- Job -
Only the lines from the start of the data to the line containing "15260, 13760, 13360]", both included, should be output, exactly and without pictures.
· · ·
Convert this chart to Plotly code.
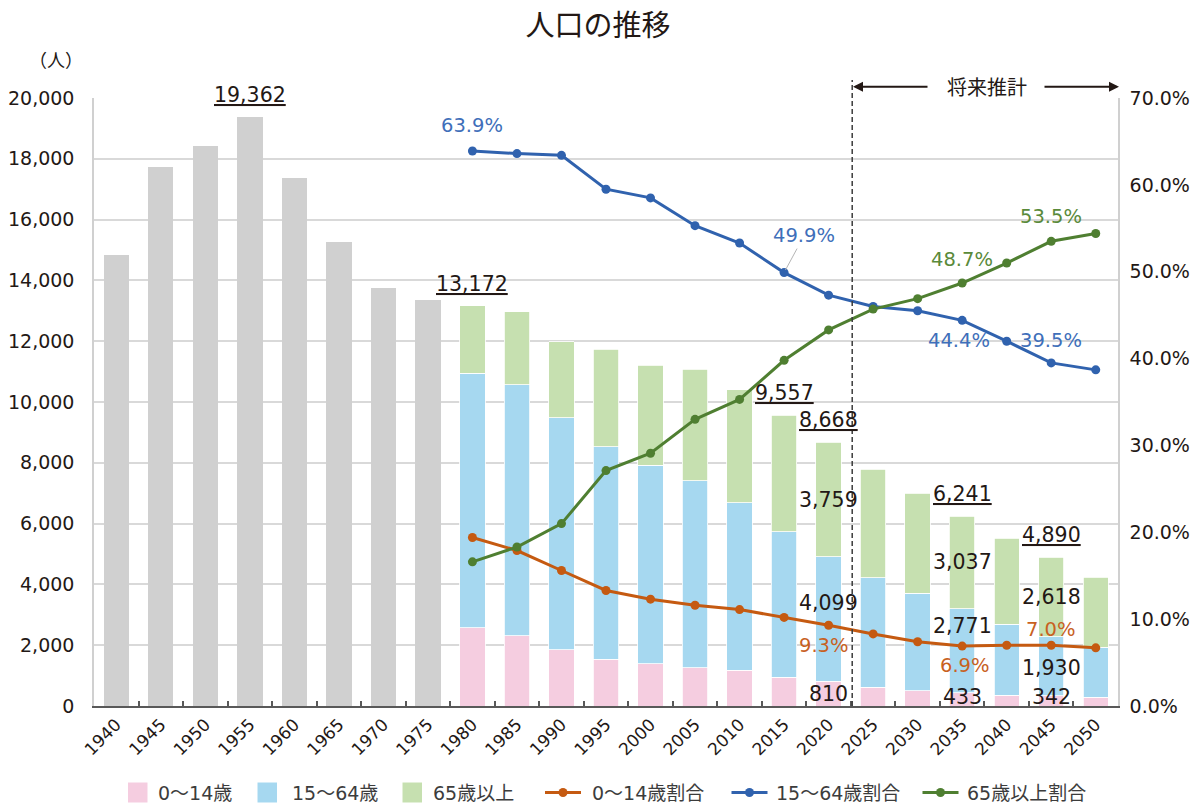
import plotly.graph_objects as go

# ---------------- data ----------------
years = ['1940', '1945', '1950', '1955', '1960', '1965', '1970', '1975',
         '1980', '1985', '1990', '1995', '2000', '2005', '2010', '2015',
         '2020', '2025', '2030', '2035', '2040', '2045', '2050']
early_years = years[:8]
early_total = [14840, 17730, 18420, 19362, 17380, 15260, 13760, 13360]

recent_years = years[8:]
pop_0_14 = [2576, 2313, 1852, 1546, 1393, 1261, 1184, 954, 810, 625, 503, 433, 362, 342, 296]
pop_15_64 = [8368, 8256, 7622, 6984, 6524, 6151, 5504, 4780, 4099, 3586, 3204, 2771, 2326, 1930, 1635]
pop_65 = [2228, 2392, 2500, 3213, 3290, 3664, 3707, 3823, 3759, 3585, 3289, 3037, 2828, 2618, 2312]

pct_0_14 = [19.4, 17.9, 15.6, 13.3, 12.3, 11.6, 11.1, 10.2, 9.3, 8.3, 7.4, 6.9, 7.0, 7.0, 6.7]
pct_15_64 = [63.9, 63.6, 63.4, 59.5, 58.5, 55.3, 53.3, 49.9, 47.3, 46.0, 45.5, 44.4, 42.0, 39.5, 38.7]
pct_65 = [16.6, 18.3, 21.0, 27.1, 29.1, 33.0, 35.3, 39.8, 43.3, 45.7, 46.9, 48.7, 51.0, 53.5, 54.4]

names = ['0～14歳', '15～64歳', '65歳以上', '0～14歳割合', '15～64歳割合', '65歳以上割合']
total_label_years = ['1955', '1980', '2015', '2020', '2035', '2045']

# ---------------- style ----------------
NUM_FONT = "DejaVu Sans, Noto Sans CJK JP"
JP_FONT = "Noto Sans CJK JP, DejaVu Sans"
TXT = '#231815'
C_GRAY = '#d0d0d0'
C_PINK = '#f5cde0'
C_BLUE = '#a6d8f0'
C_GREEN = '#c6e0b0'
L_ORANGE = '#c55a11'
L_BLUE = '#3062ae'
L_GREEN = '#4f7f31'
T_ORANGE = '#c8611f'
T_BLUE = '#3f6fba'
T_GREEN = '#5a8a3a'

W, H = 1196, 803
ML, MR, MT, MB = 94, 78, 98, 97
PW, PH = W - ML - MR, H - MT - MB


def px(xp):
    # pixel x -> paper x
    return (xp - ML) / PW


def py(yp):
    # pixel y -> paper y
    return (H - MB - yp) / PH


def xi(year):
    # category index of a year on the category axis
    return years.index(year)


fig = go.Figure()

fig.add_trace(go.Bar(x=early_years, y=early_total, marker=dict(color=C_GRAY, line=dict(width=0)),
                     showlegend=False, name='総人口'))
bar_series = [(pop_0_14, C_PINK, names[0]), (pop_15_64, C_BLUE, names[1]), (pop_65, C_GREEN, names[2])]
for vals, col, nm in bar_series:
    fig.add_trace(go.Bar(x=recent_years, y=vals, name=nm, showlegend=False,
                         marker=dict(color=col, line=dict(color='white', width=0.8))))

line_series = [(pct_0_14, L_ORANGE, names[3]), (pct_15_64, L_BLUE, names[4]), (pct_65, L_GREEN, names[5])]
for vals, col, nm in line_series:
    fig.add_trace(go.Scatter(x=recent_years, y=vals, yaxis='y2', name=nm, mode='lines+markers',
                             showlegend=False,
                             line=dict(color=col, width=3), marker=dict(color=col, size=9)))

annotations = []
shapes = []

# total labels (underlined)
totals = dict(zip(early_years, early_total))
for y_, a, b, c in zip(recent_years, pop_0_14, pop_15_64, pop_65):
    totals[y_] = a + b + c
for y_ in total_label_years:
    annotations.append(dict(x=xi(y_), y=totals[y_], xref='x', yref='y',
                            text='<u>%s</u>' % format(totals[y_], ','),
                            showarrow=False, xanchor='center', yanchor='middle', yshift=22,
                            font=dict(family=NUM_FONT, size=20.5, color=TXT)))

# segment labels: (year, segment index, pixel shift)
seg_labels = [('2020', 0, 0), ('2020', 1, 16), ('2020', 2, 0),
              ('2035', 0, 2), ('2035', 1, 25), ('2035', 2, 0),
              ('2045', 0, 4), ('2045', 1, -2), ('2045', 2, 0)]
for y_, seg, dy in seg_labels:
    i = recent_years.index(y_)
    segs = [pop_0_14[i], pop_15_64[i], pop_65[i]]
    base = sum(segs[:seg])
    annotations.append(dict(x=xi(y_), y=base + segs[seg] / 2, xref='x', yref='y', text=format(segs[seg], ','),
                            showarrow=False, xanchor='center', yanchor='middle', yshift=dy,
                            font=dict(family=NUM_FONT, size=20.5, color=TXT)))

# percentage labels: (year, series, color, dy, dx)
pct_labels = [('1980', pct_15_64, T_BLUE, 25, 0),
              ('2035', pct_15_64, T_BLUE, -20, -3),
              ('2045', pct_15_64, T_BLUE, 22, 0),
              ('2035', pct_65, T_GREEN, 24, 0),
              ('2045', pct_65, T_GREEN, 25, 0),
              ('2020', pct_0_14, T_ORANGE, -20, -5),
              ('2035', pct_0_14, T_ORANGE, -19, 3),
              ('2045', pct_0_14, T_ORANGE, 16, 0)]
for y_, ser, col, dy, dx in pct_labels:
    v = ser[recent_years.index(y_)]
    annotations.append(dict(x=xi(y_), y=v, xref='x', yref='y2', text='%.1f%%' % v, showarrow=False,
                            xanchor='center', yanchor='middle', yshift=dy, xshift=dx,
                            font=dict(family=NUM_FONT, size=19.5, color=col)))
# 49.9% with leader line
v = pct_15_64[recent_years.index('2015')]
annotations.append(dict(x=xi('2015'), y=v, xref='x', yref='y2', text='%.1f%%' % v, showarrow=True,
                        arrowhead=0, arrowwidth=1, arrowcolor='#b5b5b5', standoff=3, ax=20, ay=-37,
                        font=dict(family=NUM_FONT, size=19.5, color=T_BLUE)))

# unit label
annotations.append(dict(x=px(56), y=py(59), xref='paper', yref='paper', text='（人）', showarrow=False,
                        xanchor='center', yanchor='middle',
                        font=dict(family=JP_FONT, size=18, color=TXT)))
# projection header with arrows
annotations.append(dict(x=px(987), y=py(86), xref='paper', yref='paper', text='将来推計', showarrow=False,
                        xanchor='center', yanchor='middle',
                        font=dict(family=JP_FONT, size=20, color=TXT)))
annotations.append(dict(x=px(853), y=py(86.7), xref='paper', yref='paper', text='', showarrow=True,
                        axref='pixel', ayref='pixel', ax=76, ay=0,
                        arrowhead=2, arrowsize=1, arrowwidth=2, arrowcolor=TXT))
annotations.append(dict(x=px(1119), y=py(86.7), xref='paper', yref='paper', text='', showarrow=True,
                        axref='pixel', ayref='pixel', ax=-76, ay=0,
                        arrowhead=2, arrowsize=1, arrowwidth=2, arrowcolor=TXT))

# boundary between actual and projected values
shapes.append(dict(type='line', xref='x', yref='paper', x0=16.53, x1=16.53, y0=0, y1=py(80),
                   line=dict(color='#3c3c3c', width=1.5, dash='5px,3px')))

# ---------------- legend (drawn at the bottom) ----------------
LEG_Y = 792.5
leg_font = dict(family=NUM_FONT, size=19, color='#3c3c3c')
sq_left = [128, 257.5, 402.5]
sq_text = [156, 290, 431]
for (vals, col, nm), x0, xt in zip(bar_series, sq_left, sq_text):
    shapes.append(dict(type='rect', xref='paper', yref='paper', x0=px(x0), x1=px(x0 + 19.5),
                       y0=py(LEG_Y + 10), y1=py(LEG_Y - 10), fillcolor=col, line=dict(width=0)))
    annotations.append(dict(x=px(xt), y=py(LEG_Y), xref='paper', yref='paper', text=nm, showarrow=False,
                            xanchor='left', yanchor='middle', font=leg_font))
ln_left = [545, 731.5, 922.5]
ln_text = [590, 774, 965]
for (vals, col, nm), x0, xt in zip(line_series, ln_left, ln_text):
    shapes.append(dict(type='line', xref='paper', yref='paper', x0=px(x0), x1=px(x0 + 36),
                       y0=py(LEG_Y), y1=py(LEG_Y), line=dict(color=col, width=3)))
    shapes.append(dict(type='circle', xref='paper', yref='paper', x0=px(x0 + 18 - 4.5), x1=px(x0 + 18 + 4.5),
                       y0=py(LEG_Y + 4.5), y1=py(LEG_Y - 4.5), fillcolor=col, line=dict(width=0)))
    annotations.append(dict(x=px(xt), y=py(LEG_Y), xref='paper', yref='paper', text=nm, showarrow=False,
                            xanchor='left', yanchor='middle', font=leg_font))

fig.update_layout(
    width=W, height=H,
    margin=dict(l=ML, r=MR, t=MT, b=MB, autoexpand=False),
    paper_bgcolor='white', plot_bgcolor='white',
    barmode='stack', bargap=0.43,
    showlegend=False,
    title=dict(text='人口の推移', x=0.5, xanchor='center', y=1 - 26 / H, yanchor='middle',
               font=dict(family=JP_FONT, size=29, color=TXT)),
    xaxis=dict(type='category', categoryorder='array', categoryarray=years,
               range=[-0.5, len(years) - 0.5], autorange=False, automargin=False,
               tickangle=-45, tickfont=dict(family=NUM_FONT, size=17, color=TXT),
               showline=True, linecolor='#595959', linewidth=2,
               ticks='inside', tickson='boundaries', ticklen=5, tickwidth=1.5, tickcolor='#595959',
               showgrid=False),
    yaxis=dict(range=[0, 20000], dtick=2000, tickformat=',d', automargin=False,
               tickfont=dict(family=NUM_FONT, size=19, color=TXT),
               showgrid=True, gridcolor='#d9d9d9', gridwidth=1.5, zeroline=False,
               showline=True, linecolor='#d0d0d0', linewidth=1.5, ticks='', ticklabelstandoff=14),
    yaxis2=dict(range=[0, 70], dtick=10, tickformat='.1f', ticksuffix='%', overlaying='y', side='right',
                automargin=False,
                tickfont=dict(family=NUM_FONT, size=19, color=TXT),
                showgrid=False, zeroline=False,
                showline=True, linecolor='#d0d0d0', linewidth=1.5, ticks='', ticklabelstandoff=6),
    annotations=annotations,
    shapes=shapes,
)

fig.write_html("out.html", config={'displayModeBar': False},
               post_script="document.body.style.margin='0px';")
· · ·
- Complete answer -
Convert this chart to Plotly code.
import plotly.graph_objects as go

# ---------------- data ----------------
years = ['1940', '1945', '1950', '1955', '1960', '1965', '1970', '1975',
         '1980', '1985', '1990', '1995', '2000', '2005', '2010', '2015',
         '2020', '2025', '2030', '2035', '2040', '2045', '2050']
early_years = years[:8]
early_total = [14840, 17730, 18420, 19362, 17380, 15260, 13760, 13360]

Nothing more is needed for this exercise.